El Yaqui fue alguna vez un río navegable. En las crónicas colombinas los españoles llegan a referirse a él como “el Guadalquivir americano”. Ya en el siglo XX el caudal fue progresivamente menguando a partir de la construcción de tres presas -Angostura, Novillo y Oviachic- en distintos puntos del curso. El remate fue la construcción en 2010 de acueducto Independencia para derivar el agua del valle a Hermosillo, la capital del Estado.

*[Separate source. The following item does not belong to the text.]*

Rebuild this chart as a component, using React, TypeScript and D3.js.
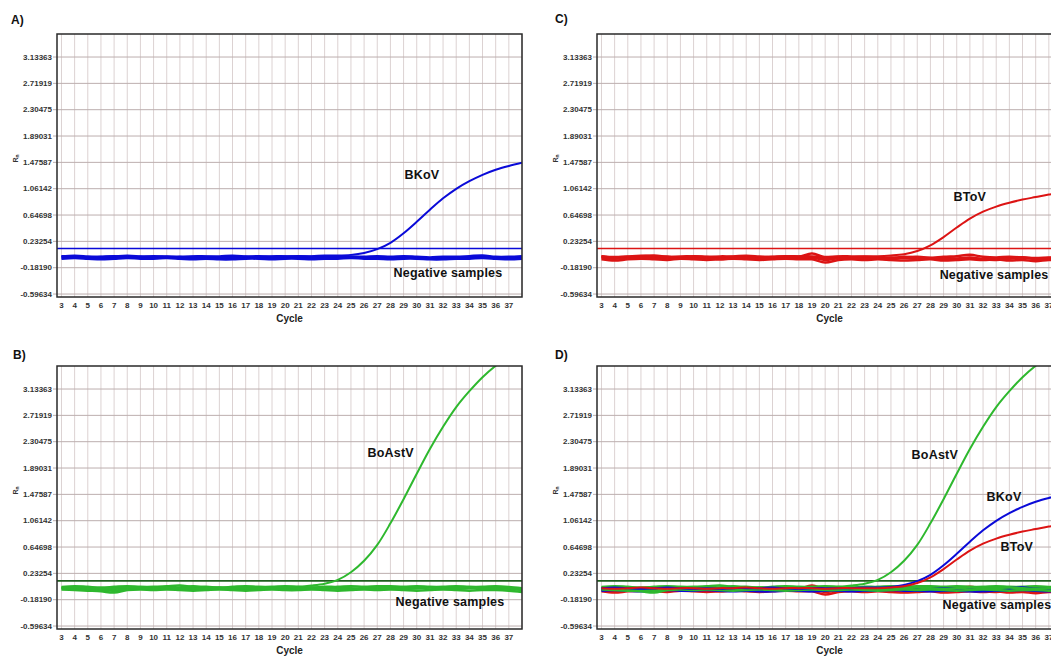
import React from 'react';
import * as d3 from 'd3';

// x categories (PCR cycle) and y ticks as printed by the instrument
const cycles = [
  3, 4, 5, 6, 7, 8, 9, 10, 11, 12, 13, 14, 15, 16, 17, 18, 19, 20,
  21, 22, 23, 24, 25, 26, 27, 28, 29, 30, 31, 32, 33, 34, 35, 36, 37, 38,
];
const cycleLabels = cycles.filter((c) => c <= 37);
const yTicks = [-0.59634, -0.1819, 0.23254, 0.64698, 1.06142, 1.47587, 1.89031, 2.30475, 2.71919, 3.13363];
const yTickLabels = ['-0.59634', '-0.18190', '0.23254', '0.64698', '1.06142', '1.47587', '1.89031', '2.30475', '2.71919', '3.13363'];

// positive samples
const bkov = [
  0.0, 0.01, 0.0, -0.01, 0.0, 0.01,
  0.0, -0.01, 0.0, -0.01, 0.0, 0.0,
  0.0, 0.01, 0.0, -0.01, 0.0, 0.0,
  0.0, 0.0, 0.01, 0.01, 0.02, 0.05,
  0.11, 0.21, 0.36, 0.54, 0.73, 0.91,
  1.06, 1.18, 1.28, 1.36, 1.42, 1.47,
];
const btov = [
  0.0, -0.01, 0.0, 0.01, 0.0, -0.01,
  0.0, 0.0, -0.01, 0.0, 0.0, 0.01,
  0.0, -0.01, 0.0, 0.0, 0.0, -0.01,
  0.0, 0.0, 0.0, 0.0, 0.01, 0.03,
  0.08, 0.17, 0.3, 0.45, 0.59, 0.7,
  0.78, 0.84, 0.89, 0.93, 0.97, 1.0,
];
const boastv = [
  0.0, 0.01, 0.0, -0.01, 0.0, 0.01,
  0.0, 0.0, 0.01, 0.0, -0.01, 0.0,
  0.0, 0.0, 0.0, 0.0, 0.0, 0.01,
  0.02, 0.04, 0.07, 0.13, 0.25, 0.43,
  0.68, 1.02, 1.4, 1.8, 2.19, 2.54,
  2.85, 3.1, 3.32, 3.5, 3.65, 3.77,
];

// negative samples
const negBlue = [
  [-0.02, -0.01, -0.03, -0.04, -0.02, -0.01, -0.02, -0.03, -0.02, -0.01, -0.02, -0.03,
    -0.04, -0.03, -0.02, -0.03, -0.02, -0.01, -0.02, -0.03, -0.02, -0.02, -0.01, -0.02,
    -0.03, -0.02, -0.02, -0.03, -0.04, -0.03, -0.02, -0.02, -0.01, -0.02, -0.03, -0.02],
  [0.0, -0.01, -0.02, -0.01, 0.0, -0.01, -0.01, 0.0, -0.01, -0.02, -0.01, -0.01,
    -0.02, -0.01, -0.01, 0.0, -0.01, -0.01, 0.0, -0.01, -0.01, 0.0, -0.01, -0.01,
    0.0, -0.01, 0.0, -0.01, -0.02, -0.01, -0.01, 0.0, 0.01, -0.01, -0.01, 0.0],
  [-0.04, -0.03, -0.04, -0.05, -0.04, -0.03, -0.04, -0.04, -0.03, -0.04, -0.05, -0.04,
    -0.05, -0.05, -0.04, -0.04, -0.05, -0.04, -0.04, -0.05, -0.04, -0.04, -0.03, -0.04,
    -0.04, -0.05, -0.04, -0.04, -0.05, -0.05, -0.04, -0.04, -0.03, -0.04, -0.05, -0.04],
];
const negGreen = [
  [0.02, 0.03, 0.02, 0.01, 0.02, 0.03, 0.02, 0.02, 0.03, 0.04, 0.02, 0.02,
    0.01, 0.02, 0.03, 0.02, 0.02, 0.03, 0.02, 0.01, 0.02, 0.02, 0.03, 0.02,
    0.03, 0.03, 0.02, 0.03, 0.02, 0.02, 0.03, 0.02, 0.02, 0.03, 0.02, 0.0],
  [0.0, -0.01, 0.0, -0.02, -0.01, 0.0, -0.01, 0.0, 0.01, 0.0, -0.01, 0.0,
    0.01, 0.0, -0.01, 0.0, 0.01, 0.0, -0.01, 0.0, 0.0, 0.01, 0.0, -0.01,
    0.0, 0.01, 0.0, 0.0, 0.01, 0.0, -0.01, 0.0, 0.01, 0.0, -0.01, -0.03],
  [-0.02, -0.03, -0.04, -0.05, -0.07, -0.03, -0.02, -0.03, -0.02, -0.03, -0.04, -0.03,
    -0.02, -0.03, -0.04, -0.03, -0.02, -0.03, -0.03, -0.02, -0.03, -0.04, -0.03, -0.02,
    -0.03, -0.02, -0.03, -0.04, -0.03, -0.02, -0.03, -0.04, -0.03, -0.03, -0.04, -0.06],
  [0.01, 0.0, -0.02, -0.03, -0.04, -0.01, 0.0, -0.01, 0.0, 0.01, 0.03, 0.01,
    0.0, -0.01, 0.0, 0.01, 0.0, -0.01, 0.0, 0.01, 0.0, -0.01, -0.02, 0.0,
    0.01, 0.0, -0.01, 0.0, 0.01, 0.0, 0.0, 0.01, 0.0, -0.01, 0.0, -0.02],
];
const negRed = [
  [-0.01, -0.02, -0.01, 0.0, 0.01, -0.01, -0.02, 0.0, -0.01, -0.02, -0.01, -0.01,
    -0.02, -0.01, 0.0, -0.01, 0.04, -0.02, -0.01, -0.02, -0.01, -0.02, -0.03, -0.01,
    -0.02, -0.03, -0.01, 0.0, 0.02, -0.01, -0.02, -0.01, -0.02, -0.03, -0.02, -0.02],
  [-0.05, -0.07, -0.05, -0.04, -0.05, -0.06, -0.04, -0.05, -0.06, -0.05, -0.04, -0.05,
    -0.06, -0.05, -0.04, -0.05, -0.05, -0.1, -0.06, -0.05, -0.06, -0.05, -0.06, -0.07,
    -0.06, -0.05, -0.07, -0.06, -0.05, -0.06, -0.05, -0.07, -0.06, -0.08, -0.06, -0.07],
  [-0.03, -0.04, -0.02, -0.03, -0.02, -0.03, -0.03, -0.02, -0.03, -0.04, -0.03, -0.02,
    -0.03, -0.04, -0.03, -0.02, -0.02, -0.04, -0.03, -0.04, -0.03, -0.04, -0.02, -0.03,
    -0.04, -0.03, -0.03, -0.04, -0.03, -0.04, -0.04, -0.03, -0.02, -0.04, -0.03, -0.04],
  [0.0, -0.03, -0.04, -0.02, -0.03, -0.01, -0.04, -0.03, -0.02, -0.05, -0.03, -0.02,
    -0.04, -0.02, -0.03, -0.01, -0.02, -0.06, -0.03, -0.02, -0.04, -0.03, -0.05, -0.02,
    -0.01, -0.03, -0.05, -0.04, -0.02, -0.05, -0.06, -0.04, -0.02, -0.05, -0.04, -0.05],
];

const thresholdBlueRed = 0.12;
const thresholdGreen = 0.115;

const BLUE = '#0a0ad8';
const RED = '#dc1414';
const GREEN = '#2eb82e';
const DARKGREEN = '#1d5e1d';

const W = 465;
const H = 263;
const FONT = '"Liberation Sans", Arial, sans-serif';

const xScale = d3.scaleLinear().domain([2.66, 38]).range([0, W]);
const yScale = d3.scaleLinear().domain([-0.643, 3.496]).range([H, 0]);

const line = d3
  .line<number>()
  .x((_, i) => xScale(cycles[i]))
  .y((d) => yScale(d))
  .curve(d3.curveCatmullRom.alpha(0.5));

type Series = { values: number[]; color: string };
type Label = { text: string; cycle: number; value: number };

function Panel(props: {
  id: string;
  left: number;
  top: number;
  negatives: Series[];
  threshold: { value: number; color: string };
  curves: Series[];
  labels: Label[];
}) {
  const { id, left, top, negatives, threshold, curves, labels } = props;
  return (
    <g transform={`translate(${left},${top})`} fontFamily={FONT}>
      <defs>
        <clipPath id={`clip-${id}`}>
          <rect x={0} y={0} width={W} height={H} />
        </clipPath>
      </defs>
      <rect x={0} y={0} width={W} height={H} fill="#fff" />
      {cycles.map((c) => (
        <line key={`v${c}`} x1={xScale(c)} x2={xScale(c)} y1={0} y2={H} stroke="#dcd2d2" strokeWidth={1} />
      ))}
      {yTicks.map((t) => (
        <line key={`h${t}`} x1={-4} x2={W} y1={yScale(t)} y2={yScale(t)} stroke="#bcaeae" strokeWidth={1} />
      ))}
      {yTicks.map((t, i) => (
        <text
          key={`yl${t}`}
          x={-5}
          y={yScale(t)}
          dy="0.33em"
          textAnchor="end"
          fontSize={8}
          fontWeight="bold"
          fill="#333"
        >
          {yTickLabels[i]}
        </text>
      ))}
      {cycleLabels.map((c) => (
        <text key={`xl${c}`} x={xScale(c)} y={H + 11} textAnchor="middle" fontSize={8} fontWeight="bold" fill="#333">
          {c}
        </text>
      ))}
      <text x={W / 2} y={H + 25} textAnchor="middle" fontSize={10} fontWeight="bold" fill="#222">
        Cycle
      </text>
      <text transform={`translate(-39,${H / 2 - 7}) rotate(-90)`} textAnchor="middle" fontSize={7} fontWeight="bold" fill="#333">
        R<tspan fontSize={5} dy={1}>n</tspan>
      </text>
      <g clipPath={`url(#clip-${id})`}>
        {negatives.map((s, i) => (
          <path key={`n${i}`} d={line(s.values) ?? ''} fill="none" stroke={s.color} strokeWidth={2.5} />
        ))}
        <line
          x1={0}
          x2={W}
          y1={yScale(threshold.value)}
          y2={yScale(threshold.value)}
          stroke={threshold.color}
          strokeWidth={1.7}
        />
        {curves.map((s, i) => (
          <path key={`c${i}`} d={line(s.values) ?? ''} fill="none" stroke={s.color} strokeWidth={2} />
        ))}
      </g>
      {labels.map((l) => (
        <text
          key={l.text}
          x={xScale(l.cycle)}
          y={yScale(l.value)}
          fontSize={12.5}
          fontWeight="bold"
          letterSpacing={0.2}
          fill="#111"
        >
          {l.text}
        </text>
      ))}
      <rect x={0} y={0} width={W} height={H} fill="none" stroke="#2a2a2a" strokeWidth={1.5} />
    </g>
  );
}

const asSeries = (rows: number[][], color: string): Series[] => rows.map((values) => ({ values, color }));

export default function App() {
  const negMixed: Series[] = [
    ...asSeries(negRed, RED),
    ...asSeries(negGreen.slice(0, 2), GREEN),
    ...asSeries(negBlue, BLUE),
    ...asSeries(negGreen.slice(2), GREEN),
  ];
  return (
    <svg
      width={1051}
      height={656}
      style={{ position: 'absolute', left: 0, top: 0, background: '#fff' }}
    >
      <rect width={1051} height={656} fill="#fff" />
      <g fontFamily={FONT} fontWeight="bold" fontSize={12} fill="#111">
        <text x={11} y={24}>A)</text>
        <text x={555} y={23}>C)</text>
        <text x={13} y={359}>B)</text>
        <text x={555} y={359}>D)</text>
      </g>
      <Panel
        id="A"
        left={57}
        top={34}
        negatives={asSeries(negBlue, BLUE)}
        threshold={{ value: thresholdBlueRed, color: BLUE }}
        curves={[{ values: bkov, color: BLUE }]}
        labels={[
          { text: 'BKoV', cycle: 29.07, value: 1.214 },
          { text: 'Negative samples', cycle: 28.24, value: -0.329 },
        ]}
      />
      <Panel
        id="C"
        left={597}
        top={34}
        negatives={asSeries(negRed, RED)}
        threshold={{ value: thresholdBlueRed, color: RED }}
        curves={[{ values: btov, color: RED }]}
        labels={[
          { text: 'BToV', cycle: 29.76, value: 0.867 },
          { text: 'Negative samples', cycle: 28.7, value: -0.36 },
        ]}
      />
      <Panel
        id="B"
        left={57}
        top={366}
        negatives={asSeries(negGreen, GREEN)}
        threshold={{ value: thresholdGreen, color: DARKGREEN }}
        curves={[{ values: boastv, color: GREEN }]}
        labels={[
          { text: 'BoAstV', cycle: 26.26, value: 2.063 },
          { text: 'Negative samples', cycle: 28.39, value: -0.28 },
        ]}
      />
      <Panel
        id="D"
        left={597}
        top={366}
        negatives={negMixed}
        threshold={{ value: thresholdGreen, color: DARKGREEN }}
        curves={[
          { values: boastv, color: GREEN },
          { values: bkov, color: BLUE },
          { values: btov, color: RED },
        ]}
        labels={[
          { text: 'BoAstV', cycle: 26.57, value: 2.032 },
          { text: 'BKoV', cycle: 32.27, value: 1.371 },
          { text: 'BToV', cycle: 33.33, value: 0.584 },
          { text: 'Negative samples', cycle: 28.92, value: -0.329 },
        ]}
      />
    </svg>
  );
}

La campaña contra la el viaducto, aprobado sin la consulta previa y obligatoria a la tribu, llegó a la Suprema Corte de Justicia, que anuló la declaración ambiental y ordenó reiniciar la consulta con el pueblo indígena.

La infraestructura sin embargo sigue funcionando y López Obrador ha dicho explícitamente que “cancelar eso va a resultar problemático” porque “ya hay una inversión”. El viaducto es uno de los puntos más conflictivos del plan presentado este semana por el Gobierno, que ha centrado el reparto del agua en un antiguo acuerdo firmado por Lázaro Cárdenas en los años cuarenta, antes de la construcción de las dos últimas presas. Desde el Movimiento Ciudadano por el Agua de Sonora, su portavoz, Alberto Vizcarra, afirma que “López Obrador está ofreciendo un imposible porque ese agua de la primera presa ya está comprometida por concesiones y dotaciones. De ahí no se puede sacar más”.

La tesis de esta asociación de afectados por el acueducto, que integra a los activistas yaquis y a los agricultores del sur del Valle, es que la baza de resucitar el acuerdo antiguo es una manera de tapar el problema del trasvase a Hermosillo, en pleno proceso de crecimiento industrial e inmobiliario con la meta de convertirse en otra gran urbe norteña como Monterrey o Tijuana. Además del conflicto capital-periferia, también existen tensiones dentro del propio movimiento por el agua. Una parte de los yaquis es muy crítica con la alianza con los agricultores. Denuncian que más allá del perjuicio que sufren ambos por la perdida de agua que se va por el viaducto, existe un desequilibrio en la distribución entre el agua destinada a tierras tierras yaquis (30%) y a los agricultores (70%), que justifican a su vez el reparto en que ellos explotan una extensión mayor de tierra que la etnia.

Un escenario que empeora aún más con otro dato: de todas las tierras comunales de cultivo (alrededor de 18.000 hectáreas), menos del 5% son explotadas efectivamente por los yaquis, que se han visto obligados a rentar sus tierras y a trabajar para un patrón como jornaleros. “Esto viene también de los Gobiernos neoliberales de Salinas que cambió la banca de desarrollo del valle por la privada. Al ser tierras comunales nosotros no podemos pedir créditos y nos vimos obligados a rentar nuestras propias tierras”, explica Luna, que lamenta que este problema tampoco haya sido abordado por el último plan del Ejecutivo. En el otro pueblo, Guadalupe Flores va más allá: “El plan no habla ni del viaducto, ni los desparecidos, ni de los presos políticos, ni de las minas”. La guardia tradicional de Bácum ha detectado una decena de concesiones mineras en su zona y ya anticipan que esa será su próxima batalla.